I don't really blame them for being overjoyed, it was just interesting watching them all act like complete slap-happy idiots and completely not self-conscious at all for the most part.
I bought the Tokyo Big 6 Spring 2009 baseball card set this week, and it's kind of funny how they made cards for several guys who totally didn't contribute to the season championship (like Kajiya and Takeuchi) and didn't make any for some that did (like league batting champ Matsumoto). I guess it's pretty hard to predict how seasons will go in college ball, especially since there are different external factors that can affect how someone plays. (Naturally, I mean things like drinking parties. I doubt studying gets in the way of baseball for most of these guys.) The best card in the set is actually of Keio's Murayama, but I'm biased towards cool pictures of pitchers with funky deliveries.

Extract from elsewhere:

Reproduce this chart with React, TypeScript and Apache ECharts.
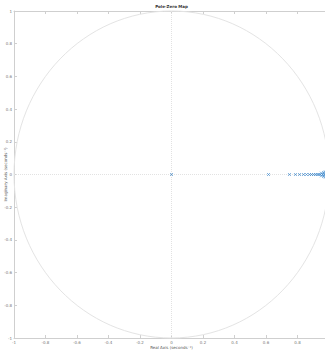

Anyway, I believe Toyo University DID manage to actually take the Tohto League title from Asia University in two VERY close games -- both by a score of 3-2 -- so both Toyo and Hosei will be representing their respective leagues at the All Japan college tournament starting on June 9th. I'm definitely hoping to catch a few games of that! I've grown to love college baseball here so much over the last few years, as it's really a lot of fun to watch -- kind of the same spirit as high school ball, but with a higher level of play and less idiotic headslides into first base.